The GOP is putting a brave face on this, referring to the idea that a vigorous primary process toughens the ultimate candidate up. So it does — just as a house fire will clear up an untidy living room but that’s not the most important point about a house fire. Since the GOP’s war on “vulture capitalism” began, Mitt Romney has lost five points against Obama in the polls — Obama now has a three-point lead against him, even in the dead-level states such as Ohio.

That may change, but it’s an enormous boost. It is assisted by Romney, the nominee presumptive, who yesterday said that he wasn’t concerned about the fate of “very poor” people, but was instead concerned about the middle class. It’s a line he used before, but it’s backfired massively now — in part because Obama has tapped into the idea of uniting America, etc, etc.

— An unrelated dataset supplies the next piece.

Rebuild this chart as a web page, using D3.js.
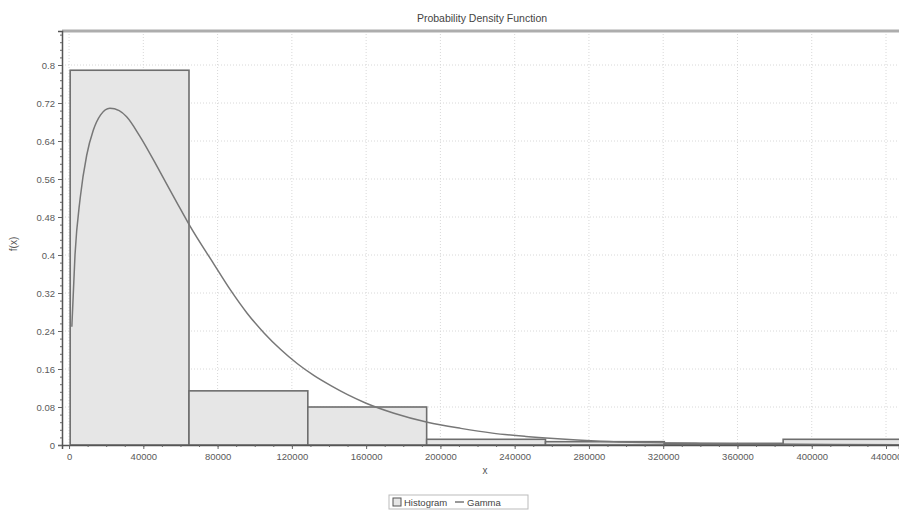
<!DOCTYPE html>
<html>
<head>
<meta charset="utf-8">
<script src="https://cdn.jsdelivr.net/npm/d3@7"></script>
<style>
  html, body { margin: 0; padding: 0; background: #fff; }
  svg { display: block; font-family: "Liberation Sans", Arial, sans-serif; }
</style>
</head>
<body>
<div id="chart"></div>
<script>
// Probability Density Function — histogram with fitted Gamma curve.

// Histogram bins (lower edge, width) and their heights.
const BIN_START = 600;
const BIN_WIDTH = 64000;
const binHeights = [0.789, 0.114, 0.080, 0.012, 0.007, 0.0035, 0.012];

// Gamma density curve.
const curveX = [1500, 3200, 6000, 9500, 13000, 17000, 22000, 27000, 31000, 38000,
  49000, 58000, 65000, 78000, 87000, 96000, 105000, 114000, 123000, 132000,
  141000, 150000, 160000, 175000, 193000, 211000, 228000, 246000, 261000, 286000,
  313000, 340000, 394000, 450000];
const curveY = [0.249, 0.400, 0.520, 0.610, 0.662, 0.695, 0.709, 0.704, 0.691, 0.651,
  0.575, 0.511, 0.462, 0.381, 0.326, 0.277, 0.236, 0.201, 0.171, 0.146,
  0.125, 0.106, 0.088, 0.067, 0.048, 0.035, 0.025, 0.018, 0.0135, 0.008,
  0.005, 0.0033, 0.0015, 0.0007];

const xTicks = [0, 40000, 80000, 120000, 160000, 200000, 240000, 280000, 320000, 360000, 400000, 440000];
const yTicks = [0, 0.08, 0.16, 0.24, 0.32, 0.4, 0.48, 0.56, 0.64, 0.72, 0.8];
const yTickLabels = ["0", "0.08", "0.16", "0.24", "0.32", "0.4", "0.48", "0.56", "0.64", "0.72", "0.8"];

const width = 899;
const height = 510;
const plot = { left: 62, right: 899, top: 31, bottom: 445 };

const svg = d3.select("#chart").append("svg")
  .attr("width", width)
  .attr("height", height);

const x = d3.scaleLinear().domain([-3800, 447000]).range([plot.left, plot.right]);
const y = d3.scaleLinear().domain([0, 0.8716]).range([plot.bottom, plot.top]);

// ---- grid ----
svg.append("g").selectAll("line")
  .data(xTicks)
  .join("line")
  .attr("x1", (d) => x(d)).attr("x2", (d) => x(d))
  .attr("y1", plot.top).attr("y2", plot.bottom)
  .attr("stroke", "#d8d8d8").attr("stroke-dasharray", "1,2");

svg.append("g").selectAll("line")
  .data(yTicks.slice(1))
  .join("line")
  .attr("x1", plot.left).attr("x2", plot.right)
  .attr("y1", (d) => y(d)).attr("y2", (d) => y(d))
  .attr("stroke", "#d8d8d8").attr("stroke-dasharray", "1,2");

// ---- histogram ----
const bins = binHeights.map((h, i) => ({
  x0: BIN_START + i * BIN_WIDTH,
  x1: BIN_START + (i + 1) * BIN_WIDTH,
  h,
}));

svg.append("g").selectAll("rect")
  .data(bins)
  .join("rect")
  .attr("x", (d) => x(d.x0))
  .attr("y", (d) => y(d.h))
  .attr("width", (d) => x(d.x1) - x(d.x0))
  .attr("height", (d) => y(0) - y(d.h))
  .attr("fill", "#e6e6e6")
  .attr("stroke", "#6e6e6e")
  .attr("stroke-width", 1.6);

// ---- gamma curve ----
const line = d3.line()
  .x((d) => x(d[0]))
  .y((d) => y(d[1]))
  .curve(d3.curveMonotoneX);

svg.append("path")
  .datum(d3.zip(curveX, curveY))
  .attr("d", line)
  .attr("fill", "none")
  .attr("stroke", "#777")
  .attr("stroke-width", 1.5);

// ---- frame ----
svg.append("line")
  .attr("x1", plot.left).attr("x2", plot.right)
  .attr("y1", plot.top).attr("y2", plot.top)
  .attr("stroke", "#adadad").attr("stroke-width", 3);

// ---- axes ----
svg.append("g")
  .attr("transform", `translate(0,${plot.bottom})`)
  .call(d3.axisBottom(x).tickValues(xTicks).tickFormat(d3.format("d")).tickSize(4).tickPadding(4));

svg.append("g")
  .attr("transform", `translate(0,${plot.bottom})`)
  .call(d3.axisBottom(x).tickValues(d3.range(0, 447000, 10000)).tickFormat("").tickSize(2))
  .select(".domain").remove();

svg.append("g")
  .attr("transform", `translate(${plot.left},0)`)
  .call(d3.axisLeft(y).tickValues(yTicks).tickFormat((d, i) => yTickLabels[i]).tickSize(4).tickPadding(3));

svg.append("g")
  .attr("transform", `translate(${plot.left},0)`)
  .call(d3.axisLeft(y).tickValues(d3.range(0, 0.87, 0.016)).tickFormat("").tickSize(2))
  .select(".domain").remove();

svg.selectAll(".domain")
  .attr("stroke", "#555").attr("stroke-width", 1.5);
svg.selectAll(".tick line").attr("stroke", "#666");
svg.selectAll(".tick text")
  .attr("fill", "#5a5a5a")
  .style("font-size", "9.5px");

// ---- titles ----
svg.append("text")
  .attr("x", 482).attr("y", 22)
  .attr("text-anchor", "middle")
  .attr("fill", "#444")
  .style("font-size", "10.5px")
  .text("Probability Density Function");

svg.append("text")
  .attr("x", 485).attr("y", 474)
  .attr("text-anchor", "middle")
  .attr("fill", "#555")
  .style("font-size", "10px")
  .text("x");

svg.append("text")
  .attr("transform", "translate(17,244) rotate(-90)")
  .attr("text-anchor", "middle")
  .attr("fill", "#555")
  .style("font-size", "10px")
  .text("f(x)");

// ---- legend ----
const legend = svg.append("g").attr("transform", "translate(389,495)");
legend.append("rect")
  .attr("width", 139).attr("height", 14)
  .attr("fill", "#fff").attr("stroke", "#bbb");
legend.append("rect")
  .attr("x", 4).attr("y", 3).attr("width", 8).attr("height", 8)
  .attr("fill", "#e6e6e6").attr("stroke", "#555");
legend.append("text")
  .attr("x", 15).attr("y", 10.5)
  .attr("fill", "#444")
  .style("font-size", "9.5px")
  .text("Histogram");
legend.append("line")
  .attr("x1", 66).attr("x2", 75).attr("y1", 7).attr("y2", 7)
  .attr("stroke", "#555").attr("stroke-width", 1.2);
legend.append("text")
  .attr("x", 78).attr("y", 10.5)
  .attr("fill", "#444")
  .style("font-size", "9.5px")
  .text("Gamma");
</script>
</body>
</html>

It’s Mitt Romney who now appears to be the class warrior. Today he doubled down on that by being endorsed by Trump, a bizarre ceremony totally Vegas — all the while knowing that the polls show that 62% say that Trump’s endorsement make no difference to their choice, 10% say it makes them more favourable, and 27% say it makes them less favourable … it’s a net negative for Romney but he turned up anyway.

Give the economy, and the capacity of the Democrats to f-ck things up, you wouldn’t want to get complacent — but history may show that this is the time when Obama won re-election, and US conservatism officially self-destructed. Extreme manufacturing indeed.